Oracle, IBM and Microsoft have been in competition for years for the best performance on TPC-C, the transaction processing benchmark from the Transaction Processing Council. The best performance has come from multi-CPU test configurations.

The TPC-C results also report the best price/performance ratio among tested systems. Multi-core architectures with reduced DBMS licensing fees will undoubtedly be found in systems that move to the forefront of the TPC-C price-performance metrics. They will see widespread industry deployment in an era of virtualization and server consolidation.

Sun Looks to Consortium for Atomic Transaction API

Sun is reportedly looking to a new consortium to define an application programming interface for the implementation of atomic transactions. Sun's Solaris operating systems will provide support for atomic transactions. Solaris and the software implementing the new atomic transaction API are expected to be available as open source software.

Sun has previously released the eight-core Niagara processor to early access customers. Each Niagara core can process four software threads simultaneously. The 16-core Rock processor supports 32 threads plus 32 Scout threads.

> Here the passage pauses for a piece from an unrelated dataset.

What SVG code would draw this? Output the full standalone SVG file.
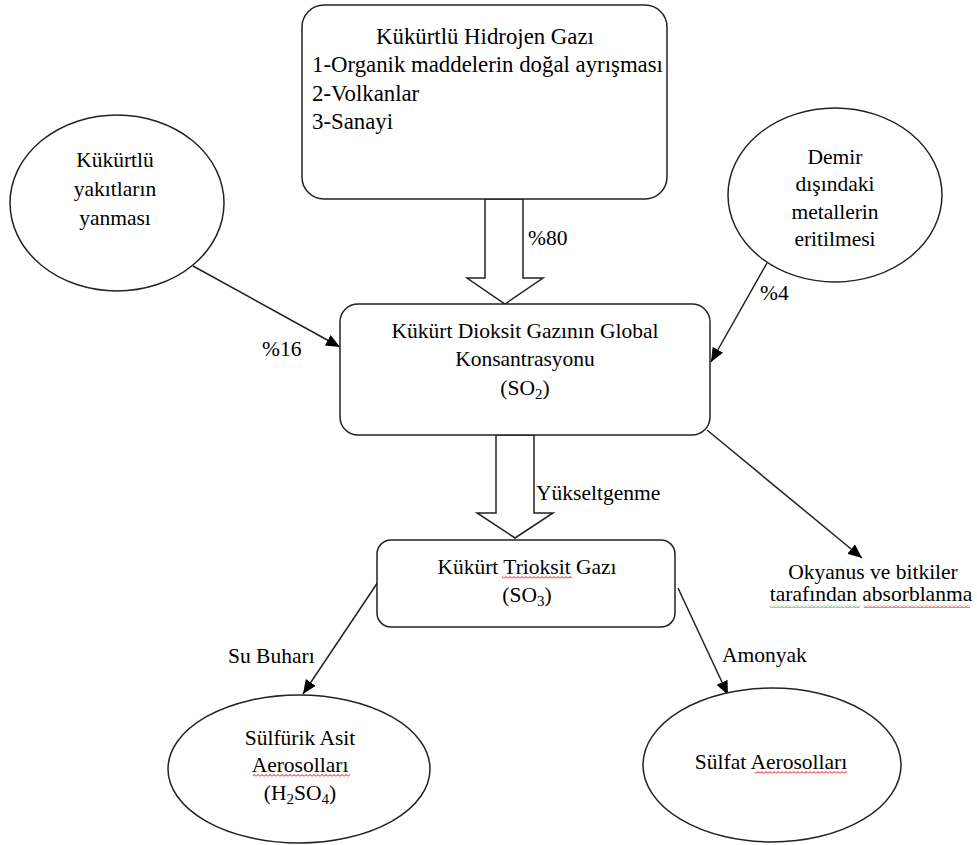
<svg xmlns="http://www.w3.org/2000/svg" width="977" height="845" viewBox="0 0 977 845">
<defs>
<style>
.box{fill:#fff;stroke:#222;stroke-width:1.5}
.t{font-family:"Liberation Serif","Times New Roman",serif;font-size:21.5px;fill:#000}
.big{font-size:22.8px}
.c{text-anchor:middle}
.ln{stroke:#222;stroke-width:1.5;fill:none;marker-end:url(#ah)}
.hollow{fill:#fff;stroke:#222;stroke-width:1.5}
</style>
<marker id="ah" markerUnits="userSpaceOnUse" markerWidth="14" markerHeight="12" refX="14" refY="6" orient="auto">
<path d="M0,0 L14,6 L0,12 z" fill="#000"/>
</marker>
<pattern id="red" patternUnits="userSpaceOnUse" width="4" height="3">
<path d="M0,2.5 L2,0.5 L4,2.5" stroke="#e00" stroke-width="1" fill="none"/>
</pattern>
<pattern id="green" patternUnits="userSpaceOnUse" width="4" height="3">
<path d="M0,2.5 L2,0.5 L4,2.5" stroke="#3a3" stroke-width="1" fill="none"/>
</pattern>
</defs>
<rect width="977" height="845" fill="#fff"/>

<g id="connectors">
<polygon class="hollow" points="485,199 523,199 523,278 543,278 505,304 467,278 485,278"/>
<polygon class="hollow" points="496,435 534,435 534,513 553,513 515,538 477,513 496,513"/>
<line class="ln" x1="193" y1="266" x2="340" y2="347"/>
<line class="ln" x1="767" y1="263" x2="711" y2="362"/>
<line class="ln" x1="707" y1="430" x2="862" y2="558"/>
<line class="ln" x1="378" y1="582" x2="303" y2="694"/>
<line class="ln" x1="678" y1="588" x2="728" y2="695"/>
<text class="t" x="528" y="245">%80</text>
<text class="t" x="262" y="356">%16</text>
<text class="t" x="760" y="300">%4</text>
<text class="t" x="536" y="500">Yükseltgenme</text>
<text class="t" x="228" y="663">Su Buharı</text>
<text class="t" x="722" y="662">Amonyak</text>
</g>

<g id="hidrojen">
<rect class="box" x="302" y="5" width="365" height="194" rx="22"/>
<text class="t big c" x="485" y="44">Kükürtlü Hidrojen Gazı</text>
<text class="t big" x="312" y="72">1-Organik maddelerin doğal ayrışması</text>
<text class="t big" x="312" y="101">2-Volkanlar</text>
<text class="t big" x="312" y="129">3-Sanayi</text>
</g>

<g id="yakit">
<ellipse class="box" cx="117" cy="203" rx="107" ry="88"/>
<text class="t c" x="115" y="167">Kükürtlü</text>
<text class="t c" x="115" y="196">yakıtların</text>
<text class="t c" x="115" y="225">yanması</text>
</g>

<g id="demir">
<ellipse class="box" cx="835" cy="195" rx="107" ry="87"/>
<text class="t c" x="835" y="164">Demir</text>
<text class="t c" x="835" y="191">dışındaki</text>
<text class="t c" x="835" y="219">metallerin</text>
<text class="t c" x="835" y="246">eritilmesi</text>
</g>

<g id="so2">
<rect class="box" x="340" y="304" width="370" height="131" rx="18"/>
<text class="t c" x="525" y="338">Kükürt Dioksit Gazının Global</text>
<text class="t c" x="525" y="366">Konsantrasyonu</text>
<text class="t c" x="525" y="395">(SO<tspan font-size="15" dy="4">2</tspan><tspan dy="-4">)</tspan></text>
</g>

<g id="so3">
<rect class="box" x="377" y="540" width="298" height="87" rx="14"/>
<text class="t c" x="527" y="574">Kükürt Trioksit Gazı</text>
<rect x="502" y="576" width="70" height="3" fill="url(#red)"/>
<text class="t c" x="527" y="602">(SO<tspan font-size="15" dy="4">3</tspan><tspan dy="-4">)</tspan></text>
</g>

<g id="okyanus">
<text class="t c" x="873" y="579">Okyanus ve bitkiler</text>
<text class="t c" x="871" y="601">tarafından absorblanma</text>
<rect x="770" y="605" width="90" height="3" fill="url(#green)"/>
<rect x="864" y="605" width="106" height="3" fill="url(#red)"/>
</g>

<g id="sulfurik">
<ellipse class="box" cx="299" cy="769" rx="131" ry="74"/>
<text class="t c" x="300" y="745">Sülfürik Asit</text>
<text class="t c" x="300" y="772">Aerosolları</text>
<rect x="253" y="774" width="97" height="3" fill="url(#red)"/>
<text class="t c" x="300" y="800">(H<tspan font-size="15" dy="4">2</tspan><tspan dy="-4">SO</tspan><tspan font-size="15" dy="4">4</tspan><tspan dy="-4">)</tspan></text>
</g>

<g id="sulfat">
<ellipse class="box" cx="772" cy="765" rx="129" ry="77"/>
<text class="t c" x="771" y="769">Sülfat Aerosolları</text>
<rect x="755" y="771" width="92" height="3" fill="url(#red)"/>
</g>
</svg>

Marc Tremblay, chief architect of the Scalable Systems Group at Sun, is the father of its multicore, multithreaded products (Niagara, Rock). He's been involved in hardware architecture at Sun since the development of the UltraSPARC I processor. In 1995, he and Sun co-founder Bill Joy developed the Microprocessor Architecture for Java Computing (MAJC), which pioneered the dual-core architecture.

Sun CEO Jonathan Schwartz described the recent MySQL acquisition as being the most important in Sun's history. Sun probably had the Rock processor in mind when it made the deal for MySQL. The MySQL architecture supports pluggable storage engines so it could easily integrate with a transactional storage engine that exploits the Rock processor's transactional memory.

The Rock processor is expected to be in systems available in early 2008.

About the Author

Ken North is a consultant, author, conference chair for LinkedData Planet and editor of Visit his company's web site at

2008, North Summit Media. All rights reserved.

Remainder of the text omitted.